Another reason you may decide to join the side gig economy is because of your current circumstances. You may be in-between jobs, or out of work due to redundancy. Having a side gig is a good way to remain working and earn yourself some money, whilst continuing your search for your perfect full-time job.

What should you consider before starting a second job?

Before you commit to a second job, it’s important that you understand what you’re signing up for. Here are some key things to consider:

Your time management

Earning an income is no longer limited to Monday to Friday, from 9 am to 5 pm. You can work on your side gig around your main job, fitting in time during the evenings and at weekends. Be realistic about how much time your second job will take though. It could be as little as one hour per day or five hours per week. But overextending yourself could end up in you doing both jobs poorly. It’s important that you leave some free time for seeing friends and family, relaxing and enjoying your own personal pursuits too.

Your stress levels

Spending your spare time on a side gig can be a lot of fun, but by having a second job and less personal time, your work-related stress levels could increase.

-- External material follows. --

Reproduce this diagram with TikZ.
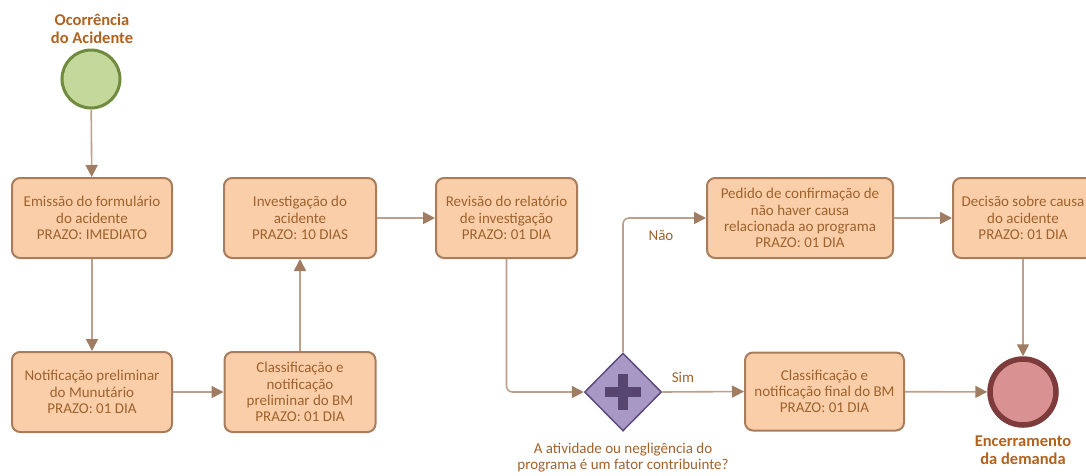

In the long-term, this can impact your overall wellbeing and your performance (not only in your side gig but in your primary job too). Start off small to get a feel for how much extra work you can manage and then increase or decrease it to find a level that suits you.

Why should you approach your main employer?

If you’re planning to take on a side gig, make sure you tell your main employer. Not only is it courteous to do this, but you may also be required to ask them, as per your employment contract. Your employer will want to make sure there are no conflicts of interest and that your existing work won’t suffer.

If your reason for starting a side gig is purely financial, you could use this as an opportunity to start a salary conversation. It may even lead to your current salary and benefits package being reviewed.

If you’re considering joining the influx of people who make up the booming side gig economy, make sure you’re doing it for the right reasons and remember to enjoy the experience!